BUCHAREST, Feb 6 (Reuters) - Romania’s energy market regulator ANRE has approved a plan to cap electricity prices for households and some industrial consumers for the next three years, it said on Wednesday, as part of measures in a contested government decree.
The emergency decree approved in December without an impact assessment or public debate introduces a slew of new taxes, including a 2 percent duty on turnover for energy companies and a cap on gas and electricity prices.
Producers will also be required to sell electricity at prices no higher than 5 percent of production costs.
Companies that could face the biggest impact from the new regulations include state-owned hydro and nuclear power producers Hidroelectrica and Nuclearelectrica, which will be required to sell up to 65 percent of their output on the regulated market.
The new taxes and price caps, which led asset prices sharply lower last month, have attracted widespread criticism from businesses including investment fund Fondul Proprietatea , which holds minority stakes in a number of energy companies.
“The proposed measures are extremely short sighted, aimed at short-term benefits at disproportionately high costs,” said Johan Meyer of Franklin Templeton, which manages the Fondul Proprietatea fund.
“They will lead to lower sustainable profits for affected companies, impacting both taxes and dividends to the state budget and will destroy future investments in the energy sector and jeopardise Romania’s energy security.”

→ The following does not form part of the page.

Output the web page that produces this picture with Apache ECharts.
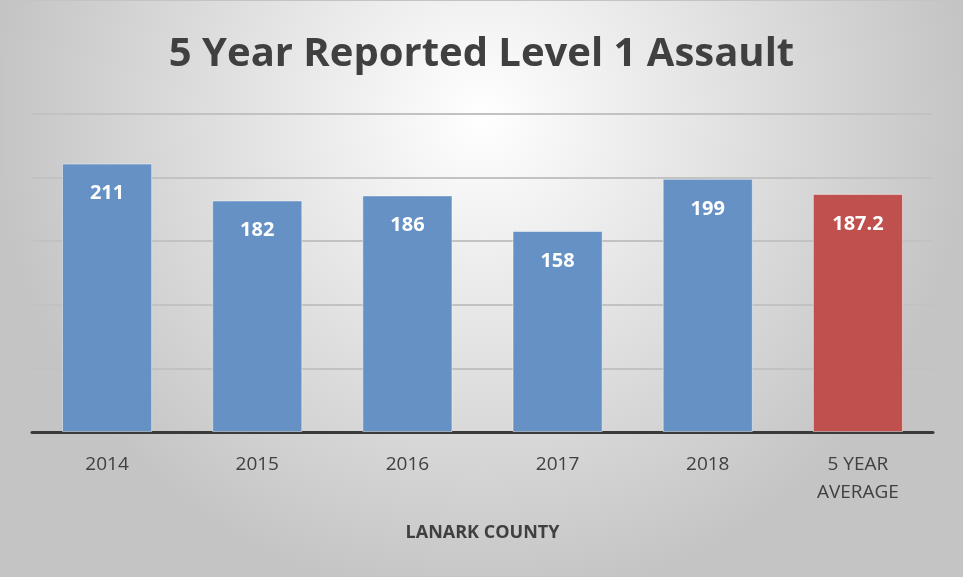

Romania uses a mix of gas, coal, hydro, nuclear and renewable energy to generate electricity, but more than half of all generation plants need to be replaced gradually or the country risks losing its energy independence.
Government policy towards investors has been unpredictable and unstable, making it hard for energy developers to draft long-term strategies, deterring investment.
Investment in gas production could also be a casualty of the emergency decree.
Romanian-based Black Sea Oil & Gas, controlled by private equity firm Carlyle Group, said that a final investment decision on its offshore gas project was complicated by the new taxes and sales restrictions..
On Wednesday oil and gas group OMV Petrom, majority controlled by Austria’s OMV, said it has postponed an investment decision at its deepwater gas field.